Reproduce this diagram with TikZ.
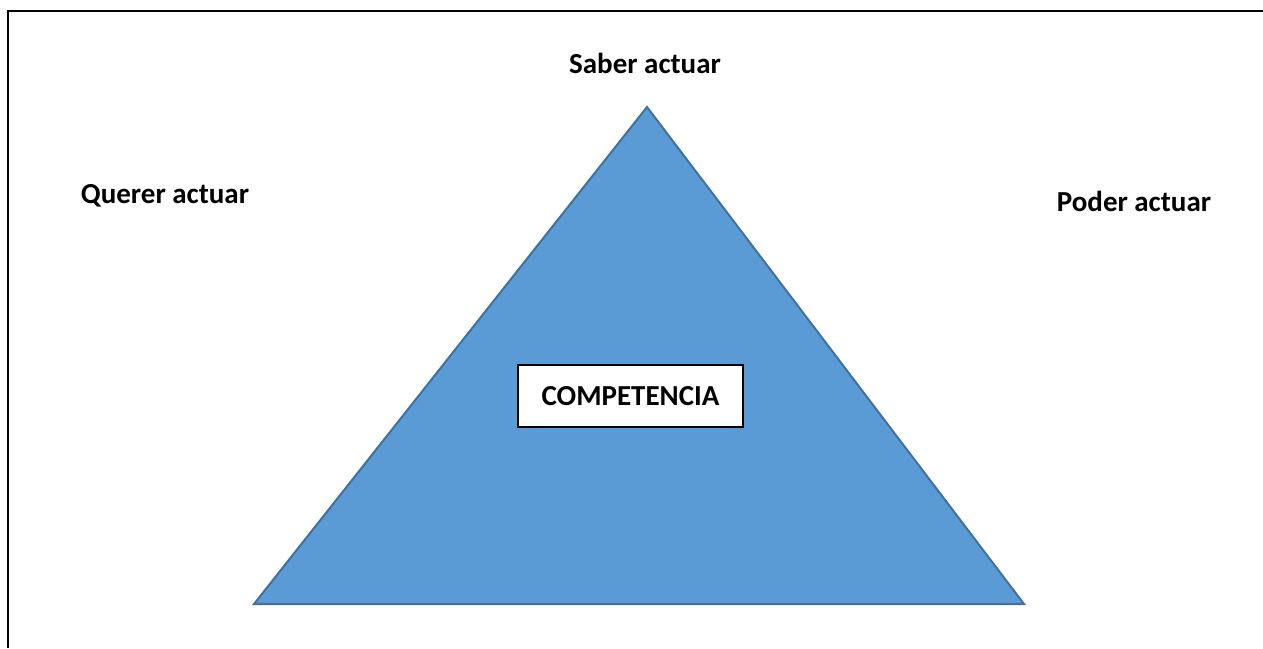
\documentclass[tikz,border=0pt]{standalone}
\usepackage{fontspec}
\setmainfont{Carlito}
\definecolor{triFill}{HTML}{5B9BD5}
\definecolor{triLine}{HTML}{41719C}
\begin{document}
\begin{tikzpicture}[x=1pt,y=-1pt,
  lbl/.style={font=\fontsize{29}{34}\selectfont\bfseries, inner sep=0pt},
  compbox/.style={draw=black, line width=1.5pt, fill=white, minimum width=225pt, minimum height=62pt, inner sep=0pt, font=\fontsize{29}{34}\selectfont\bfseries}]
\useasboundingbox (0,0) rectangle (1263,648);
\draw[line width=2pt, black] (8,648) -- (8,11) -- (1263,11);
\coordinate (apex) at (647,107);
\coordinate (bl) at (254,604);
\coordinate (br) at (1024,604);
\filldraw[fill=triFill, draw=triLine, line width=2pt, line join=miter] (apex) -- (br) -- (bl) -- cycle;
\node[compbox] (comp) at (630.5,396) {COMPETENCIA};
\node[lbl] (saber) at (645,63) {Saber actuar};
\node[lbl] (querer) at (165,196) {Querer actuar};
\node[lbl] (poder) at (1134,201) {Poder actuar};
\end{tikzpicture}
\end{document}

....

Output the material word for word, omitting its pictures.

* **PROBLEM SOLUTION**:
Reproduce this diagram with TikZ.
\documentclass[tikz,border=0pt]{standalone}
\usepackage{fontspec}
\setmainfont{Carlito}
\definecolor{triFill}{HTML}{5B9BD5}
\definecolor{triLine}{HTML}{41719C}
\begin{document}
\begin{tikzpicture}[x=1pt,y=-1pt,
  lbl/.style={font=\fontsize{29}{34}\selectfont\bfseries, inner sep=0pt},
  compbox/.style={draw=black, line width=1.5pt, fill=white, minimum width=225pt, minimum height=62pt, inner sep=0pt, font=\fontsize{29}{34}\selectfont\bfseries}]
\useasboundingbox (0,0) rectangle (1263,648);
\draw[line width=2pt, black] (8,648) -- (8,11) -- (1263,11);
\coordinate (apex) at (647,107);
\coordinate (bl) at (254,604);
\coordinate (br) at (1024,604);
\filldraw[fill=triFill, draw=triLine, line width=2pt, line join=miter] (apex) -- (br) -- (bl) -- cycle;
\node[compbox] (comp) at (630.5,396) {COMPETENCIA};
\node[lbl] (saber) at (645,63) {Saber actuar};
\node[lbl] (querer) at (165,196) {Querer actuar};
\node[lbl] (poder) at (1134,201) {Poder actuar};
\end{tikzpicture}
\end{document}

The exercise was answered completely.